Human Rights Defenders
The NGO community, the Malaysian bar, lawyers, and some opposition politicians are active in defense of human rights despite the serious personal and professional risks entailed.

In June 2007, during a rally in Johor Bahru organized to protest rising crime rates, police arrested two activists from the NGO Suaram for attempting to distribute leaflets supporting the proposed Independent Police Complaints and Misconduct Commission. The Johor Bahru Magistrate Court remanded the two for 24 hours.

In October, the Putrajaya district police requested the Malaysian Bar Association president, vice-president, and secretary to appear to discuss the September 26, 2006 “Walk for Justice.” The 2,000 strong march to the prime minister’s office delivered a memorandum urging the government to set up a Royal Commission of Inquiry to investigate apparent corruption in the appointment of justices.
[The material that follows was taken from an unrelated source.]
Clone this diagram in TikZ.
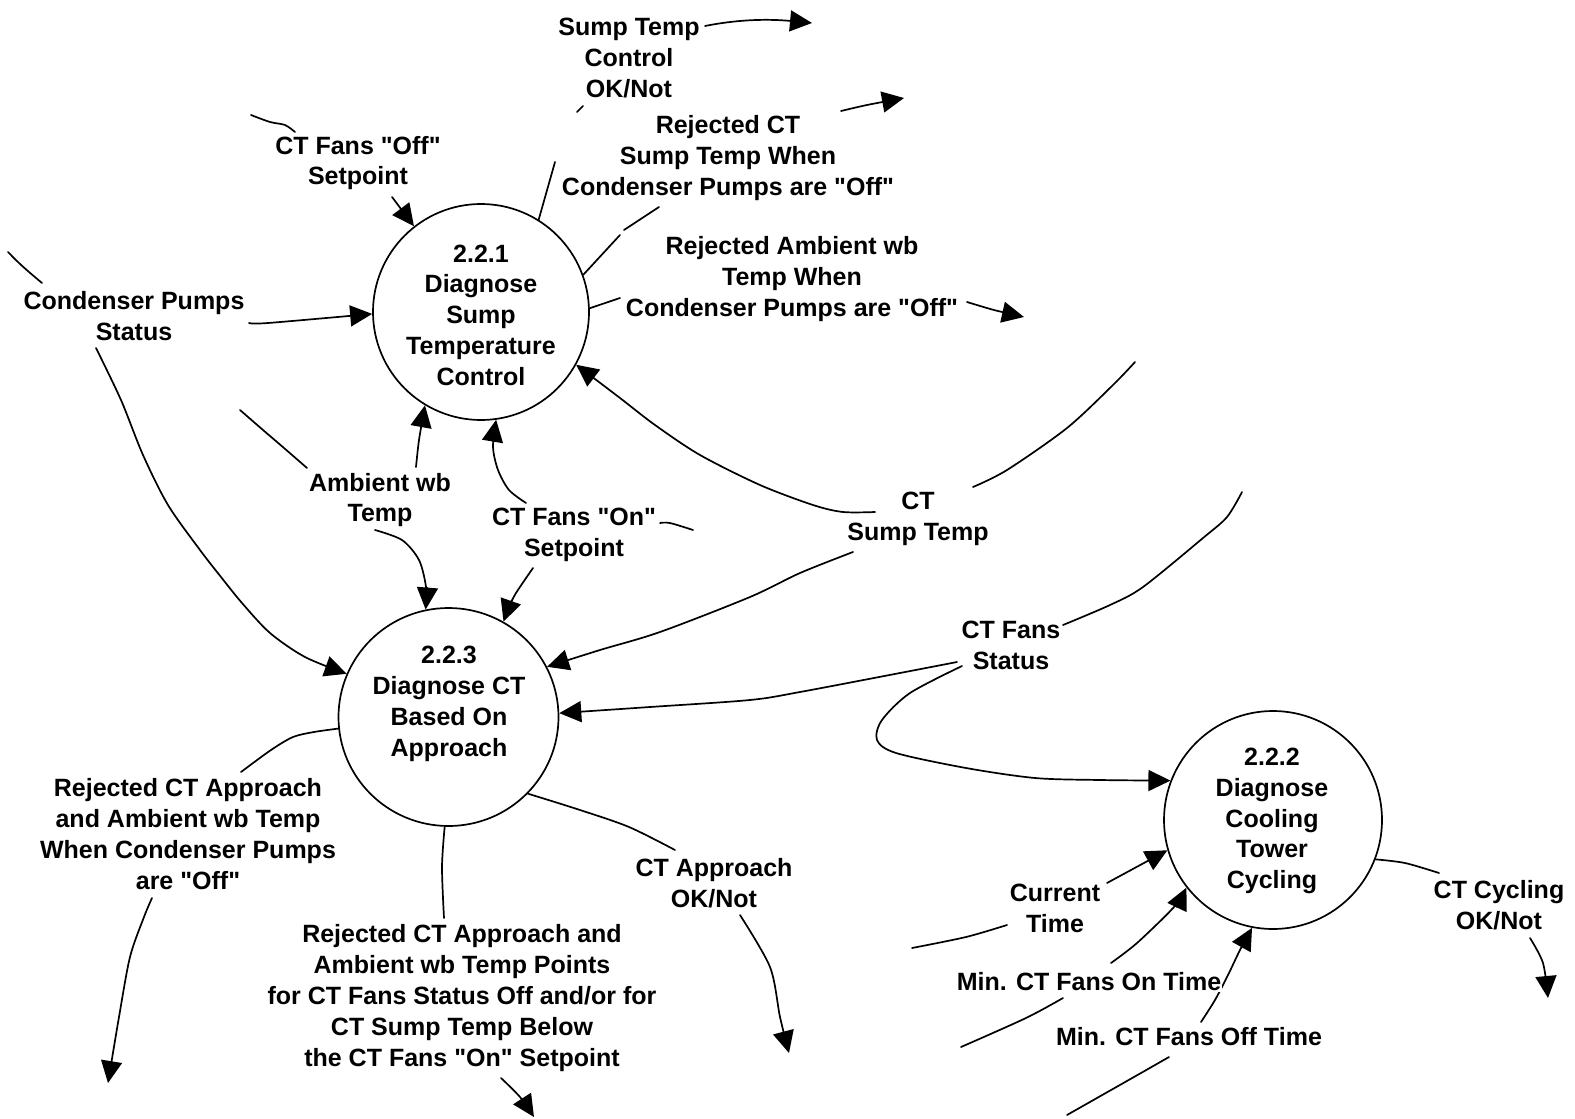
\documentclass[tikz,border=0pt]{standalone}
\usepackage{fontspec}
\setmainfont{Liberation Sans}[Ligatures=TeXOff]
\usetikzlibrary{arrows.meta,shapes.geometric}
\begin{document}
\begin{tikzpicture}[x=1pt,y=-1pt,
  ln/.style={line width=1.7pt, line join=round, line cap=round},
  arr/.style={ln, -{Triangle[length=22pt,width=21pt]}},
  proc/.style={draw, ellipse, line width=1.7pt, inner sep=0pt},
  lbl/.style={font=\fontsize{25}{30.8}\selectfont\bfseries, align=center, inner sep=0pt}]
\useasboundingbox (0,0) rectangle (1575,1119);
\fill[white] (0,0) rectangle (1575,1119);

% processes
\node[proc, minimum width=216pt, minimum height=216pt] (c1) at (481,312) {};
\node[proc, minimum width=220pt, minimum height=218pt] (c3) at (448.5,717) {};
\node[proc, minimum width=218pt, minimum height=218pt] (c2) at (1273,820) {};
\node[lbl] (t1) at (481,315) {2.2.1\\Diagnose\\Sump\\Temperature\\Control};
\node[lbl] (t3) at (449,704) {2.2.3\\Diagnose CT\\Based On\\Approach};
\node[lbl] (t2) at (1272,821) {2.2.2\\Diagnose\\Cooling\\Tower\\Cycling};

% labels
\node[lbl] (stc) at (629,58) {Sump Temp\\Control\\OK/Not};
\node[lbl] (off) at (358,163) {CT Fans "Off"\\Setpoint};
\node[lbl] (cps) at (134,316) {Condenser Pumps\\Status};
\node[lbl] (rcs) at (728,158) {Rejected CT\\Sump Temp When\\Condenser Pumps are "Off"};
\node[lbl] (rab) at (792,279) {Rejected Ambient wb\\Temp When\\Condenser Pumps are "Off"};
\node[lbl] (awb) at (380,500) {Ambient wb\\Temp};
\node[lbl] (on) at (574,535) {CT Fans "On"\\Setpoint};
\node[lbl] (cst) at (918,519) {CT\\Sump Temp};
\node[lbl] (cfs) at (1011,645) {CT Fans\\Status};
\node[lbl] (rca) at (188,834) {Rejected CT Approach\\and Ambient wb Temp\\When Condenser Pumps\\are "Off"};
\node[lbl] (rcb) at (462,998) {Rejected CT Approach and\\Ambient wb Temp Points\\for CT Fans Status Off and/or for\\CT Sump Temp Below\\the CT Fans "On" Setpoint};
\node[lbl] (cta) at (714,883) {CT Approach\\OK/Not};
\node[lbl] (cur) at (1055,908) {Current\\Time};
\node[lbl] (moff) at (1189,1037) {Min. CT Fans Off Time};
\node[lbl] (ccy) at (1499,905) {CT Cycling\\OK/Not};

% Sump Temp Control OK/Not
\coordinate (stcA) at (555,162);
\draw[ln] (c1.58.8) -- (stcA);
\coordinate (stcB) at (577,112); \coordinate (stcC) at (583,106);
\draw[ln] (stcB) -- (stcC);
\coordinate (stcD) at (705,26); \coordinate (stcE) at (812,23);
\draw[arr] (stcD) .. controls (740,19) and (770,19) .. (stcE);

% CT Fans Off setpoint
\draw[ln] plot[smooth] coordinates {(251,115) (270,122) (285,125) (295,132)};
\coordinate (offA) at (392,197);
\draw[arr] (offA) -- (c1.128);

% Condenser Pumps Status
\draw[ln] plot[smooth] coordinates {(8,252) (19,263) (29,272) (42,283)};
\draw[arr] plot[smooth] coordinates {(249,323) (268,323) (c1.181.6)};
\draw[arr] plot[smooth] coordinates {(96,348) (121,400) (143,455) (168,505) (200,550) (221,577) (242,603) (270,633) (305,657) (c3.157)};

% Rejected CT Sump Temp
\draw[ln] (c1.20) -- (620,235);
\draw[ln] (624,230) -- (659,207);
\draw[arr] plot[smooth] coordinates {(841,111) (867,105) (904,98)};

% Rejected Ambient wb
\draw[ln] (c1.2.6) -- (620,298);
\draw[arr] plot[smooth] coordinates {(967,302) (994,310) (1024,317)};

% Ambient wb Temp
\draw[ln] plot[smooth] coordinates {(240,410) (263,430) (284,448) (307,468)};
\draw[arr] plot[smooth] coordinates {(416,467) (419,440) (c1.239)};
\draw[arr] plot[smooth] coordinates {(375,530) (402,540) (419,560) (426,587) (c3.102)};

% CT Fans On setpoint
\draw[arr] plot[smooth] coordinates {(526,503) (509,490) (498,470) (493,447) (c1.-82)};
\draw[ln] plot[smooth] coordinates {(660,523) (670,523) (693,530)};
\draw[arr] plot[smooth] coordinates {(533,568) (516,593) (509,607) (c3.60)};

% CT Sump Temp
\draw[arr] plot[smooth] coordinates {(875,512) (843,512) (813,505) (760,485) (700,455) (655,425) (620,398) (c1.-29.6)};
\draw[ln] plot[smooth] coordinates {(973,487) (1007,470) (1067,428) (1113,385) (1135,362)};
\draw[arr] plot[smooth] coordinates {(853,552) (800,573) (750,597) (660,632) (600,650) (c3.27)};

% CT Fans Status
\draw[ln] plot[smooth] coordinates {(1063,625) (1110,605) (1143,587) (1203,538) (1227,517) (1242,492)};
\draw[arr] plot[smooth] coordinates {(957,662) (900,673) (800,692) (750,700) (650,707) (c3.2)};
\draw[arr] plot[smooth] coordinates {(962,666) (910,693) (882,720) (877,740) (896,753) (966,768) (1035,778) (1100,780) (c2.159)};

% 2.2.2 inputs / output
\draw[arr] (1107,883) -- (c2.196);
\draw[ln] plot[smooth] coordinates {(1007,925) (966,937) (912,948)};
\draw[arr] plot[smooth] coordinates {(1111,963) (1137,943) (1174,907) (c2.218)};
\draw[ln] plot[smooth] coordinates {(1063,998) (1026,1018) (961,1047)};
\draw[arr] plot[smooth] coordinates {(1201,1022) (1215,1000) (1228,975) (1240,950) (c2.259)};
\draw[ln] plot[smooth] coordinates {(1169,1057) (1141,1073) (1067,1115)};
\draw[ln] plot[smooth] coordinates {(c2.-21) (1405,863) (1439,873)};
\draw[arr] plot[smooth] coordinates {(1530,938) (1543,963) (1548,998)};

% 2.2.3 outputs
\draw[ln] plot[smooth] coordinates {(c3.186) (314,732) (293,737) (271,750) (241,772)};
\draw[arr] plot[smooth] coordinates {(152,898) (144,917) (130,957) (119,1017) (108,1083)};
\draw[ln] plot[smooth] coordinates {(c3.-92) (442,867) (444,918)};
\draw[arr] plot[smooth] coordinates {(501,1078) (520,1097) (534,1117)};
\draw[ln] plot[smooth] coordinates {(c3.-44.5) (580,810) (629,827) (675,850)};
\draw[arr] plot[smooth] coordinates {(740,915) (770,967) (780,1017) (789,1053)};

\node[lbl, fill=white, inner sep=1pt] (mon) at (1089,982) {Min. CT Fans On Time};
\end{tikzpicture}
\end{document}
In November, police refused to issue a permit for a rally and march by the Coalition for Clean and Fair Elections (Bersih). When some 40,000 Malaysians defied the ban, police used chemical-laced water and tear gas to disperse peaceful participants. Tear gas and water cannons were also used against participants in a Hindu Rights Action Force November 25 rally. A total of 99 organizers and marchers were charged in the aftermath. Prime Minister Badawi threatened to use the Internal Security Act to prevent further unauthorized street demonstrations.

Key International Actors
As a key ASEAN member, Malaysian officials initially urged Burma to agree to talk with opposition leader Aung San Suu Kyi without preconditions and even suggested that Burma could be expelled from ASEAN following its violent crackdown on monks, students, and other protesters in September 2007. However, by November 19, 2007, Malaysian Foreign Minister Syed Hamid Albar had backed away from public denunciation of Burma’s human rights record and was defending ASEAN’s failure to take any steps to censure Burma.

Despite its own lack of enthusiasm and concern over protracted negotiations, Malaysia has pressed reluctant ASEAN members to support a regional human rights body.

Malaysia has not ratified any key UN conventions other than the Convention on the Rights of the Child and the Convention on the Elimination of All Forms of Discrimination against Women.

New US ambassador to Malaysia James Keith noted a “greater congruence between the interests of America and Malaysia,” especially related to counterterrorism, during his May confirmation hearing before the US Senate. US-Malaysia negotiations on a free trade agreement, however, appeared stalled at this writing, in part because of a new Malaysian labor law rescinding key worker rights.

1 comment:

Hakimi Abdul Jabar said...

The Federal Constitution merely declares that Islam as the religion of the Federation vide Article 3, the Islamic ceremonial and rituals clause, but, it is clearly and lucidly devoid of Islamic construction as it does not declare Islamic law or its principles to be a source of law or the main source of legislation (source of law clause) and does not make explicit the notion that laws that conflict with Islamic law or Islamic principles/precepts, however that may be interpreted, as invalid (repugnancy clause). The constitutional construction issues have been decisively and unanimously disposed off by a strong five-men bench of the brilliant and eminent Supreme Court in Che Omar Che Soh v Public Prosecutor (1988) 2 MLJ 55.

The constitutional historical construction has been expounded by the Colonial Office in June 1957 which had proceeded to prepare the parliamentary document White Paper, for British parliament to debate the "Federation of Malaya Independence Bill" on July 12, 1957, with paragraph 57 stating:

“There has been included in the Federal Constitution a declaration that Islam is the religion of the Federation. This will in no way affect the present position of the Federation as a secular State..."

Cited in Nurjaanah Chew Li Hua, "Legal Pluralism and Conflicts in Malaysia: The Challenge of Embracing Diversity," in Religious Rules, State Law, and Normative Pluralism: A Comparative Overview, eds. Rossella Bottoni, Rinaldo Cristofori, Silvio Ferrari (Switzerland: Springer, 2016), 255.